Ha messo a disposizione la sua arte per dare ampio rilievo a rarità architettoniche; e accenna alla Basilica del Santo Sepolcro a Gerusalemme; alla Chiesa della Consolata di Nairobi…dove ha ottenuto, come sempre, risultati eccellenti. In una lettera frate Pio Dandola, del Commissariato della Terra Santa, ha scritto che ”con sorpresa e gioia ho ricevuto e gradito la bella foto che ti ritrae assieme al caro padre Michele Piccirillo, che avendo provvidenzialmente scoperto le tue qualità professionali, queste gli hanno suggerito lavori da lui sognati da tempo…”. Aggiunge “Hai reso cosi luminoso e splendido la cappella francescana del Calvario proprio in occasione della Festa di Esaltazione della Santa Croce”.
Giuseppe Bellucci ha inoltre ricevuto lo scapolare della Chiesa del Carmine di Martina ed è un viaggiatore instancabile, non soltanto per ragioni di lavoro. “E’ amante del bello. ‘Affamato di bello’ – interviene Francesco Lenoci, tra l’altro presidente onorario dell’Associazione Pugliesi i cui soci sono sparsi in tutt’Italia – “Con i suoi orologi e con le sue campane rende ancora più belli i luoghi in cui li colloca.
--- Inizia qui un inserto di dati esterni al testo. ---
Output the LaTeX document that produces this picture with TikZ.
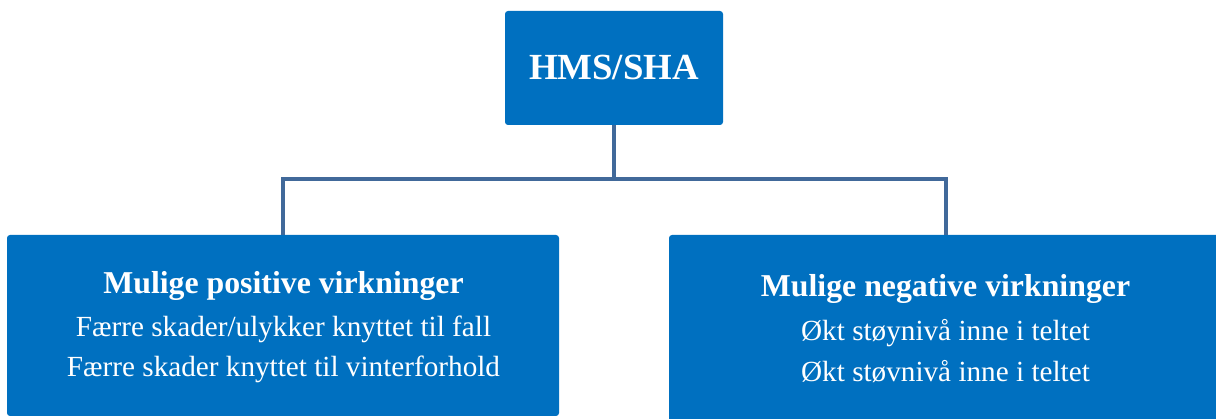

Come a Serracapriola”, adagiato tra Puglia e Molise. Viaggia per conoscere, ammirare, scoprire, deliziare lo spirito. E’ una persona eccezionale. Generosa, rispettosa del prossimo e delle regole. Appena lo conosci hai l’impressione di essere suo amico. Tanta è la grazia del suo approccio.
Sono uscito più che soddisfatto da questa intervista a un lavoratore geniale.